I was a member of the Columbia Union Ad Hoc Committee on women’s ordination that brought a recommendation to the executive committee of the union.  We spent several sessions discussing the issue until one member raised this challenge.  He said that since it is clear that it is not function but gender that is preventing a woman from being ordained we now have a discrimination issue which is a moral issue.  Moral issues always trump policy issues.  Since the General Conference will not change its policy of discrimination, this Union Conference needs to take the high ground and ordain women based on the fact that the church has officially voted that they can serve as pastors.

At the 2014 Annual Council, Elder Wilson emphasized that the Holy Spirit would lead the delegates at the GC Session in 2015 to make the right decision.  He failed to explain why the Holy Spirit did not lead the church leaders to make the right decision.  He did not explain why the Annual Council made up of all the world church leaders was not led by the Holy Spirit to make the right decision.

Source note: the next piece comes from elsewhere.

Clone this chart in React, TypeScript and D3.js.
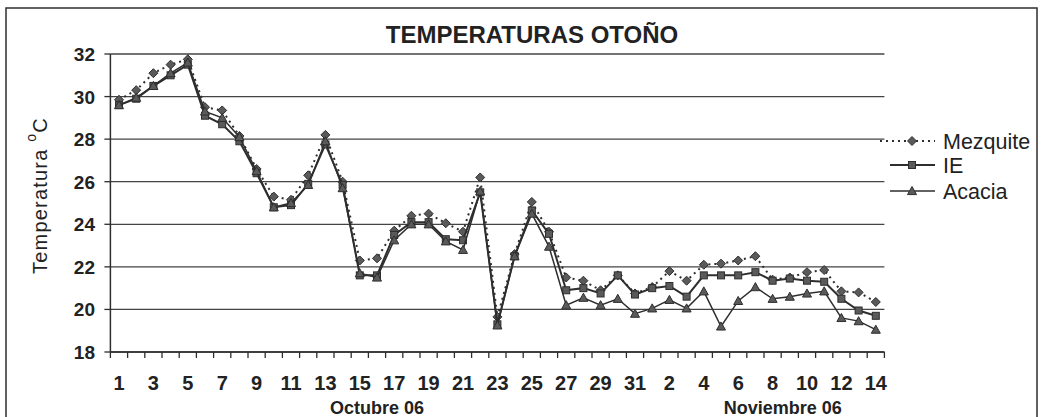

We have here the sheep leading the shepherd, the Holy Spirit bypassing the leaders to guide the flock.  It is very likely, with no guidance from leaders, and with only five of the thirteen divisions ordaining women elders, that the delegates will again vote no, as they did in 1995 when the North American Division made its request to decide the issue locally.   Only this time Unions will continue to ordain women pastors, which will now start a new set of questions, one of which is, what exactly is the authority of the General Conference in Session?


[2]    North American, Inter America, Inter European, Trans European, South Pacific.
[3]   Theology of Ordination Study Committee Report June 2014, p. 20.
[8]  Richard W Schwarz and Floyd Greenleaf, Light Bearers: A History of the Seventh-day Adventist Church (Nampa: Pacific Press Publishing Association, 2000), p.  497.